The manufacturing methods in Comparative Examples 12-14 are different from those in Examples and a mixture PTFE thread was produced under the following manufacturing conditions.
Dispersing Step
The PTFE solid content, MoS2, Al2O3, and Al(OH)3 were dispersed in water. Table 1 shows composition of the mixtures except for water.
Freeze-Drying Step
The dispersion liquid was freeze-dried under an ambient pressure of 10 mmHg at −40° C. into a powder paste.
Extrusion Step
The powder paste was extruded into a circular shape at 80° C.
Rolling Step
The extrusion in the extrusion step was rolled into a tape.
Stretching Step
The rolled tape was uniaxially stretched. Table 4 shows tensile strength.
As Comparative Example 15, a PTFE tape of GFO (registered trademark) manufactured by W. L. Gore & Associates Inc. was produced using raw materials of PTFE: 84 wt %, carbon black: 15 wt %, and silicone oil: 1 wt %. The tape was produced by the similar manufacturing methods to those in Comparative Examples 12-14 except for the raw materials. Table 4 shows tensile strength.
SEM Analysis.
In SEM observation, countless holes were observed in Comparative Example 15. All the holes were headed in the same direction and it is considered that the holes were uniaxially stretched. Few holes were observed in Example 1, and also many particles were observed on the surface. And they seemed to be aluminium oxide. It is believed that, in Example 1, aluminium oxide suppressed the stretch property of the thread and the thread became a network structure, leading to improvement in tensile strength.
Examples of the present invention showed very high tensile strength compared with Comparative Example 15 which is the conventional PTFE tape. In addition, Comparative Examples 12-14 in which the manufacturing conditions are different from those in the present invention but composition of the mixture PTFE powder is within the scope of the present invention also showed high tensile strength compared with Comparative Example 15 which is the conventional PTFE tape.

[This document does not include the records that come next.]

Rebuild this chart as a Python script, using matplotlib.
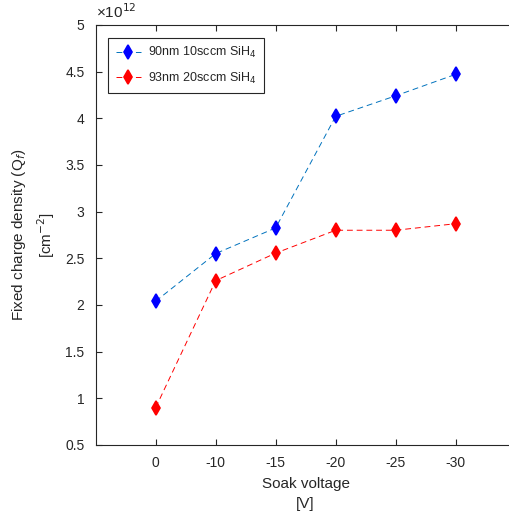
import numpy as np
import matplotlib
matplotlib.use("Agg")
import matplotlib.pyplot as plt

plt.rcParams['font.family'] = ['Liberation Sans', 'DejaVu Sans']

# soak voltage categories and fixed charge density (x 1e12 cm^-2)
voltages = ["0", "-10", "-15", "-20", "-25", "-30"]
qf_90nm = [2.04, 2.55, 2.825, 4.02, 4.24, 4.47]
qf_93nm = [0.90, 2.26, 2.555, 2.80, 2.80, 2.87]

txt = (0.15, 0.15, 0.15)
x = np.arange(1, len(voltages) + 1)

fig = plt.figure(figsize=(5.09, 5.18), dpi=100)
ax = fig.add_axes([0.188, 0.141, 0.825, 0.811])

ax.plot(x, qf_90nm, linestyle=(0, (6, 4)), color=(0, 0.447, 0.741), linewidth=0.7,
        marker='d', markersize=7.5, markeredgewidth=1.2,
        markerfacecolor='b', markeredgecolor='b',
        label="90nm 10sccm SiH$_4$")
ax.plot(x, qf_93nm, linestyle=(0, (6, 4)), color='r', linewidth=0.7,
        marker='d', markersize=7.5, markeredgewidth=1.2,
        markerfacecolor='r', markeredgecolor='r',
        label="93nm 20sccm SiH$_4$")

ax.set_xlim(0, 7)
ax.set_ylim(0.5, 5)
ax.set_xticks(x)
ax.set_xticklabels(voltages)
yt = np.arange(0.5, 5.01, 0.5)
ax.set_yticks(yt)
ax.set_yticklabels(["%g" % v for v in yt])
ax.tick_params(direction='in', top=True, right=True, length=4, width=0.8,
               labelsize=10, colors=txt, pad=8)
for s in ax.spines.values():
    s.set_color(txt)
    s.set_linewidth(0.8)

ax.set_xlabel("Soak voltage\n[V]", fontsize=11, color=txt, labelpad=5,
              linespacing=1.5)
ax.set_ylabel("Fixed charge density (Q$_f$)\n[cm$^{-2}$]", fontsize=11,
              color=txt, labelpad=6, linespacing=1.4)
ax.text(0.0, 1.01, "\u00d710$^{12}$", transform=ax.transAxes, fontsize=11,
        color=txt, ha='left', va='bottom')

leg = ax.legend(loc='upper left', bbox_to_anchor=(0.03, 0.969), borderaxespad=0,
                fontsize=9, fancybox=False, edgecolor=txt, framealpha=1,
                handlelength=2.0, handletextpad=0.6, borderpad=0.6,
                labelspacing=0.8)
leg.get_frame().set_linewidth(0.8)
for t in leg.get_texts():
    t.set_color(txt)

fig.savefig("out.png", dpi=100)
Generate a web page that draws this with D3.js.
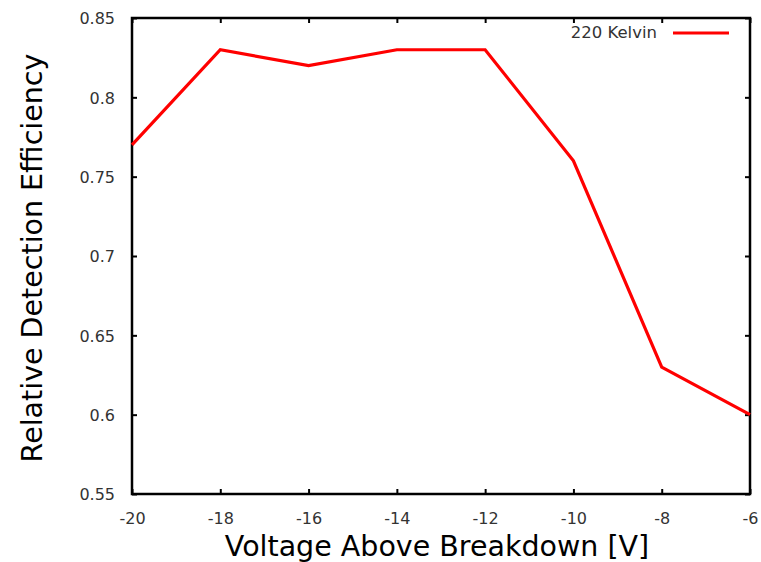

The mixture PTFE powder consisting of PTFE: 73-95 wt %, MoS2: 3-25 wt %, Al2O3: 1-5 wt %, and Al(OH)3: 1-5 wt % according to the present invention was compared with the conventional product with respect to breaking strength in accordance with the test method stipulated in JIS L1013 “Testing methods for man-made filament yarns”.
Five mixture PTFE threads of the above-mentioned Example 1 was prepared (1-5 of No. (4) in
1-5 of No. (1) show a filament in which 15% of MoS2 was combined into PTFE, 1-5 of No. (2) show a filament in which 20% of MoS2 was combined into PTFE, and 1-6 of No. (3) show a filament in which 25% of MoS2 was combined into PTFE. The mixture PTFE thread of the present invention had breaking strength 4 to 5 times greater than that of the conventional product.
The mixture PTFE thread of the present invention can be conveniently used in the fields of valves for various pumps, timing belts, V-belts, various petrochemical units, cars, airplanes, and rockets, as well as a gland packing.
According to the present invention, provided are the manufacturing method of the mixture PTFE thread with excellent tensile strength which is applied to a gland packing, or a carbon fiber thread, a carbonized fiber thread, a chemical fiber thread such as an aramid fiber, or composite yarn with organic/inorganic materials, and the mixture PTFE thread with excellent tensile strength manufactured by the method which is used as materials such as a gland packing. Therefore, it can be applied in the fields of valves for various pumps, timing belts, V-belts, various petrochemical units, cars, airplanes, and rockets, as well as a gland packing.